• [PROBLEM DETAILS]:
Below is a listing; restate from it, character for character, the lines beginning at the line holding "Generate a component" and ending at the line holding "import * as", both included.
>> START
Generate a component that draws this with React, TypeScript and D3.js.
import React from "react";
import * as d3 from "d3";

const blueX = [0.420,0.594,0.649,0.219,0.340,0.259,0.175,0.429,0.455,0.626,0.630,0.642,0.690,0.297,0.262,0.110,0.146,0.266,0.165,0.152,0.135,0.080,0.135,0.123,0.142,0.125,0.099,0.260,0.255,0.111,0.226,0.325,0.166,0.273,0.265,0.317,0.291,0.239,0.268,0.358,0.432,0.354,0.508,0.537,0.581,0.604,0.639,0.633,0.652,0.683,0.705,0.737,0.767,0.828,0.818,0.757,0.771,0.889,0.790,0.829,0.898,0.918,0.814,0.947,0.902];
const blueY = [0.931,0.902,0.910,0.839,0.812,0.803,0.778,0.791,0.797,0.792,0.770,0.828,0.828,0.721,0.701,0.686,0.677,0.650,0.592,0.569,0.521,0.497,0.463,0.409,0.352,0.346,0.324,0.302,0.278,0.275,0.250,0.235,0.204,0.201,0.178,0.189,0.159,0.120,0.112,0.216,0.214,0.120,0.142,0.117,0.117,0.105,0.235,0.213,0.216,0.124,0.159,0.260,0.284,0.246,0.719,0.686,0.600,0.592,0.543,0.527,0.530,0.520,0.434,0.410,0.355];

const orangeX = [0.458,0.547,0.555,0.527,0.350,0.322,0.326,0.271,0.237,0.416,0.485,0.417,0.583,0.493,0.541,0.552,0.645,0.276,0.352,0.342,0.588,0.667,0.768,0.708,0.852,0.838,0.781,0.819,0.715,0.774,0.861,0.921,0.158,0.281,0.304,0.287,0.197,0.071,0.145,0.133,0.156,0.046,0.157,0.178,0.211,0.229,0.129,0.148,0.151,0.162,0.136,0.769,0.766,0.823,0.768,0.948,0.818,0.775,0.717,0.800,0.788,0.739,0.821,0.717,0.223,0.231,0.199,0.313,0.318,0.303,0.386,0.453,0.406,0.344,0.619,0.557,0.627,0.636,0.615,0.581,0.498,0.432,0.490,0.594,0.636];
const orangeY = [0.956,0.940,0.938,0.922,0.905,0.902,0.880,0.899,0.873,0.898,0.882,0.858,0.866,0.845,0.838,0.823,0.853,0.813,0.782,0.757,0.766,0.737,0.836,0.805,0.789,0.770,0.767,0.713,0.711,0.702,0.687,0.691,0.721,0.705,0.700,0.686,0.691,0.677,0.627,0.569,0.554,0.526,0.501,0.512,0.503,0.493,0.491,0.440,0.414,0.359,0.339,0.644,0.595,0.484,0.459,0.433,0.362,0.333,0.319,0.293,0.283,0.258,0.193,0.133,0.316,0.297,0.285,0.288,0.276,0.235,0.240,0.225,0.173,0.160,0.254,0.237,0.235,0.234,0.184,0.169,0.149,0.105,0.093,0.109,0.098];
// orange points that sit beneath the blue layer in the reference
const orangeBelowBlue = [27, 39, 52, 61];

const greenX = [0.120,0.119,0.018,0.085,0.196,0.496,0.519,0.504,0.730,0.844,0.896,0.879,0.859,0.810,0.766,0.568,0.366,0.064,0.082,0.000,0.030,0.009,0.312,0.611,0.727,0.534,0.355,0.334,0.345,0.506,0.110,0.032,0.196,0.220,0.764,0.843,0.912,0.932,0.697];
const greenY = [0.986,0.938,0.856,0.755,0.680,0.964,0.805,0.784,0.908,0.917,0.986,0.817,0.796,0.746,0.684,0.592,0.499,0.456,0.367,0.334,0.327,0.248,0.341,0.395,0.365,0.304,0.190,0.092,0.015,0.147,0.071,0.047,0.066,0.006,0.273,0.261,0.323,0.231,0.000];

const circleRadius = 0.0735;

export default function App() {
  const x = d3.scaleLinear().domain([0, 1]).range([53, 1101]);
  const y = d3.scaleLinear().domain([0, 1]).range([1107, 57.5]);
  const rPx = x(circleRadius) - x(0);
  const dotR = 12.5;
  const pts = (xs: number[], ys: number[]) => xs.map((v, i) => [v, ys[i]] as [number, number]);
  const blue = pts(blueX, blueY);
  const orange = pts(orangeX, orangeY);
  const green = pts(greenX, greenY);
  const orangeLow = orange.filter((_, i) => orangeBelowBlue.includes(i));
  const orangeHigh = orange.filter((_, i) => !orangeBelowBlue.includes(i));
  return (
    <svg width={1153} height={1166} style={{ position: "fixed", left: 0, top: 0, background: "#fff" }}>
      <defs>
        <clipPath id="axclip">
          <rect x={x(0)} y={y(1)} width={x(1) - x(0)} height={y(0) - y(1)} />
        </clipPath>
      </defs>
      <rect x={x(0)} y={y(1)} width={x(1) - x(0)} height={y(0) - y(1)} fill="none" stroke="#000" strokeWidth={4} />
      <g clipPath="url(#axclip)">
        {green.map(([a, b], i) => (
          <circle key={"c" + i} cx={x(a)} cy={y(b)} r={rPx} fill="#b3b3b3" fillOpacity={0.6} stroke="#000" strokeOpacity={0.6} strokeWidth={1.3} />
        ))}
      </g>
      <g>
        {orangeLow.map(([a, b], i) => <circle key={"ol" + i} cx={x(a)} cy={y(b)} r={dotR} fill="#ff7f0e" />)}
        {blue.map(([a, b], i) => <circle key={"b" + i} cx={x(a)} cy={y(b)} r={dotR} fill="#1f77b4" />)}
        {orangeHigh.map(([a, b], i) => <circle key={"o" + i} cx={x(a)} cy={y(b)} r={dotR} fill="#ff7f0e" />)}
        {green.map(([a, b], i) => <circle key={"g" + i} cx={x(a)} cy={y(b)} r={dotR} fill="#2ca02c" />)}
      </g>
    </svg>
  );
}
>> END
>> START
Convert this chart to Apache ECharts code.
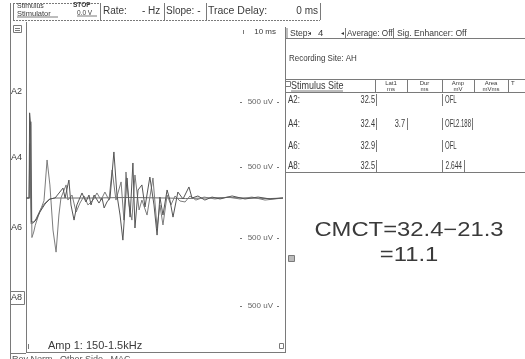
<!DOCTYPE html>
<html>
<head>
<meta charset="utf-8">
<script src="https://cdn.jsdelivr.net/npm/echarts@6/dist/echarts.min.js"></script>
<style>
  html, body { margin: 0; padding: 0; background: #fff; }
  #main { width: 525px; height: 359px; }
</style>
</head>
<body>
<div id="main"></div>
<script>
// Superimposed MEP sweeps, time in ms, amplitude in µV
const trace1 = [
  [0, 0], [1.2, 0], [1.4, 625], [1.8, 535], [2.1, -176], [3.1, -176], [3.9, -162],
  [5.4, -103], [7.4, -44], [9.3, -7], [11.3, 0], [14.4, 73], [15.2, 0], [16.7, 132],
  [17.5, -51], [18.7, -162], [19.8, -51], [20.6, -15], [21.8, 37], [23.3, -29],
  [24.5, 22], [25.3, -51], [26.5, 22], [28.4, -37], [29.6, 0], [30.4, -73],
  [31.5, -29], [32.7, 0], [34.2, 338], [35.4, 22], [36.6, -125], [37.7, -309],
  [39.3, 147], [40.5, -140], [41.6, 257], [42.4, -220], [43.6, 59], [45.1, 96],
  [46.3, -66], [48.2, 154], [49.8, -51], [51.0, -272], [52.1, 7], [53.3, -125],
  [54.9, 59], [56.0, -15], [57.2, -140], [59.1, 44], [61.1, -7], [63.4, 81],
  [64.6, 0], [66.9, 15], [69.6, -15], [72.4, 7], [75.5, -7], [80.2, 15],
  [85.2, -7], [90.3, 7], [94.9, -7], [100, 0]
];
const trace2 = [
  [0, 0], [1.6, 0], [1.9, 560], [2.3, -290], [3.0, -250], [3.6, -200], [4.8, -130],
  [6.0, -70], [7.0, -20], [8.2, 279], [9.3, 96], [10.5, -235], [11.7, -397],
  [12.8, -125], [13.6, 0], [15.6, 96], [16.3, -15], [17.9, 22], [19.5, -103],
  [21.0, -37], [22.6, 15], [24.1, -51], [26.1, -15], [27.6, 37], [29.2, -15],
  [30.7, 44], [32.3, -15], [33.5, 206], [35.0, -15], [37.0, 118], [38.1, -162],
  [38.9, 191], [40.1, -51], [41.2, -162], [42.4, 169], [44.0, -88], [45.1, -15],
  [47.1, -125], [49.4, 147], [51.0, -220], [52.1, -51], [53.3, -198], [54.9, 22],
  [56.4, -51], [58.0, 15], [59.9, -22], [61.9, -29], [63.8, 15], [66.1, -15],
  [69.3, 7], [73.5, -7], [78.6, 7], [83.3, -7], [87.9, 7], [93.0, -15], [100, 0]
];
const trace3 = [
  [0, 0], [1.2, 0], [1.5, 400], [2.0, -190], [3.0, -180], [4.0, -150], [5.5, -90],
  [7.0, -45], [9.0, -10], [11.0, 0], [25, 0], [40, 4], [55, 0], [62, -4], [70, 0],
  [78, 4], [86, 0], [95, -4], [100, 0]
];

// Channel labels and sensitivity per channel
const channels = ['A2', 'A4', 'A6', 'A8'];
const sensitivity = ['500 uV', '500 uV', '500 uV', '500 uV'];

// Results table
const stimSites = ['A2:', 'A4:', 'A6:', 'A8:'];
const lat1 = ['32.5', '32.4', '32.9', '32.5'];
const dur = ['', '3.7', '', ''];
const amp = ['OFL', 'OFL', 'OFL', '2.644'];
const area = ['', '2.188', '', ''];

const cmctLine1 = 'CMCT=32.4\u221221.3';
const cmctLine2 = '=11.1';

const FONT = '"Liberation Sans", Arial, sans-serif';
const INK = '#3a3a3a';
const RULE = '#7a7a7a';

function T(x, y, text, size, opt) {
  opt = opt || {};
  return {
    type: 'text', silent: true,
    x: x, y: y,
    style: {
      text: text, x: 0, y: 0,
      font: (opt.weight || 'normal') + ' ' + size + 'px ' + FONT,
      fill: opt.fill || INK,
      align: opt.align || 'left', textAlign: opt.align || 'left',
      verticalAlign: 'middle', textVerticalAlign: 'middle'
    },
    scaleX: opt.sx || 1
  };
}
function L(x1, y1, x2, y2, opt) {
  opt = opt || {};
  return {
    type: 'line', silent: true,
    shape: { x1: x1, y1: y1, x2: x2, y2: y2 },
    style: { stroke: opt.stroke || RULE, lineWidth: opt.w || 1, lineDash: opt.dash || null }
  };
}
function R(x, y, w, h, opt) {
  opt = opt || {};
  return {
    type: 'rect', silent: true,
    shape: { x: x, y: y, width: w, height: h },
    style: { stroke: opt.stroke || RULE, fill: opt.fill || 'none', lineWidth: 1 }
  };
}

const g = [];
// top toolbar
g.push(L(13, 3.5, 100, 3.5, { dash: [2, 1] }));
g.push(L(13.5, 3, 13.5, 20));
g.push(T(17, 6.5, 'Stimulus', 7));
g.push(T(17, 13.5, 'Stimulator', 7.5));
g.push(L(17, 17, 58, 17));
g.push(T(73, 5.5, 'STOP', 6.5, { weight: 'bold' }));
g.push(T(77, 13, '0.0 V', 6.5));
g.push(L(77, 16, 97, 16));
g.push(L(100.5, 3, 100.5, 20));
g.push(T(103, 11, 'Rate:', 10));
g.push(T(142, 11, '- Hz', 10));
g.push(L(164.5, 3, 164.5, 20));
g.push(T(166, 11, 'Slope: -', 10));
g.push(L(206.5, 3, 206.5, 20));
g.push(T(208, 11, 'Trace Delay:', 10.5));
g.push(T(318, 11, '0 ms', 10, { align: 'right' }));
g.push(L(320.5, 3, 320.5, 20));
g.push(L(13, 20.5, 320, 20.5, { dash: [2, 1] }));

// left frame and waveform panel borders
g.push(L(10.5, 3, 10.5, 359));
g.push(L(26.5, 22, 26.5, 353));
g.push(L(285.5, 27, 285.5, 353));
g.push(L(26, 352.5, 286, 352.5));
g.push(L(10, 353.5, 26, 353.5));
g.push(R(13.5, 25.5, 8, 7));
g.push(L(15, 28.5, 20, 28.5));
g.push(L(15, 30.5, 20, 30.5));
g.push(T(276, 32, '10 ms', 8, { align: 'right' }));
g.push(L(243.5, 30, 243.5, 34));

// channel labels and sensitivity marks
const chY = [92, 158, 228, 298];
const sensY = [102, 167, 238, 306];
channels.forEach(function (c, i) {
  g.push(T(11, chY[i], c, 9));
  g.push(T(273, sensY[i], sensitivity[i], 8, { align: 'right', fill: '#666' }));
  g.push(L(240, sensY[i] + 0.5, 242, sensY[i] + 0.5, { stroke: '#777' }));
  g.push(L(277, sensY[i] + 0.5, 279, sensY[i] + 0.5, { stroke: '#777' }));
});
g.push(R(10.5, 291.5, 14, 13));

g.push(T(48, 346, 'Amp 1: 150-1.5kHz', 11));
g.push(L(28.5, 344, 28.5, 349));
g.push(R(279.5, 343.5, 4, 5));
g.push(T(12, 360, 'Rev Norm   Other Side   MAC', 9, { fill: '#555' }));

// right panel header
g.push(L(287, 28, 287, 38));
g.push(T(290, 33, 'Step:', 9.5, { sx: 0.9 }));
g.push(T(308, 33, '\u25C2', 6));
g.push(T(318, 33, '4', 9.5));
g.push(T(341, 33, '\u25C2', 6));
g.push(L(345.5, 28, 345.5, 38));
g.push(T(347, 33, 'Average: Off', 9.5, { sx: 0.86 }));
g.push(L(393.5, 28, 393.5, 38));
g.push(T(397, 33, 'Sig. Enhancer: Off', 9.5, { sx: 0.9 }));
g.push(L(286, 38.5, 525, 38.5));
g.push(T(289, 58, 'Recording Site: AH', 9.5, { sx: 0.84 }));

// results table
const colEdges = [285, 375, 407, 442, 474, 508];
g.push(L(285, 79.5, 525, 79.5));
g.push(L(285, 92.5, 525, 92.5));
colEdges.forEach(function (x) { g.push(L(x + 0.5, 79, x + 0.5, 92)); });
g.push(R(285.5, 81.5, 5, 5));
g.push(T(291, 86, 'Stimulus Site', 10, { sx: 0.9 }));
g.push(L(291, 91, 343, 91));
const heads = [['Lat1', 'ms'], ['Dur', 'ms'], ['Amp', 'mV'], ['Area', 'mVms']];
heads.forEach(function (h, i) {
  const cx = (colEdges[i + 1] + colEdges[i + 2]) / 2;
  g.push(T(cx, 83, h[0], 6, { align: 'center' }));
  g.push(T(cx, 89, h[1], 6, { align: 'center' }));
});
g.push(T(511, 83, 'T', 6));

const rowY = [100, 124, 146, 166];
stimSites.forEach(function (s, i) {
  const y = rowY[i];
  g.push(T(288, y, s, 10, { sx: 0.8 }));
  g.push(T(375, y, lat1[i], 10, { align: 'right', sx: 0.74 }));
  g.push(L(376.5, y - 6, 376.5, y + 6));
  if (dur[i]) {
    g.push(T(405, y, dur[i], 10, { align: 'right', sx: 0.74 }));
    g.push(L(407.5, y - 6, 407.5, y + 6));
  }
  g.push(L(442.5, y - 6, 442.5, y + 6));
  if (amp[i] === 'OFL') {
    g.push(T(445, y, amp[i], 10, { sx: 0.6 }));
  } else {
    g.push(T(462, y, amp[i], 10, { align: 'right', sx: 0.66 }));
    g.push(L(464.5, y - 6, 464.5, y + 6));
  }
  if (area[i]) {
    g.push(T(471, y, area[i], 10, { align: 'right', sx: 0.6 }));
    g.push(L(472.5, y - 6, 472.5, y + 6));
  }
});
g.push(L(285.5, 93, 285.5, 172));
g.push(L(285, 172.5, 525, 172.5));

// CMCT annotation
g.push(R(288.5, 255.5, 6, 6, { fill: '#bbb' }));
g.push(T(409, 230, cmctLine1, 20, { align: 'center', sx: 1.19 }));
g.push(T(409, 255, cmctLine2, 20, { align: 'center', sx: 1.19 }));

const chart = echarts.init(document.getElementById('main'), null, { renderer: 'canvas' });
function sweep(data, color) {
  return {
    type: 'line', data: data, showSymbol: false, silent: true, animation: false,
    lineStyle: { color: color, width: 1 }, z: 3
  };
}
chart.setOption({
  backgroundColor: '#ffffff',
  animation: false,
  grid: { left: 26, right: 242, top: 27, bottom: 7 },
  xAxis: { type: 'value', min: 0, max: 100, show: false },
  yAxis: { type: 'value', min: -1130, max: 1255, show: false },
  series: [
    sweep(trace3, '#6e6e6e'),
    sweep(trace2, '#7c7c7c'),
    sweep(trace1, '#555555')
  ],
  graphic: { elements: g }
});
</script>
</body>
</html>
>> END
• [OUTPUT]:
Generate a component that draws this with React, TypeScript and D3.js.
import React from "react";
import * as d3 from "d3";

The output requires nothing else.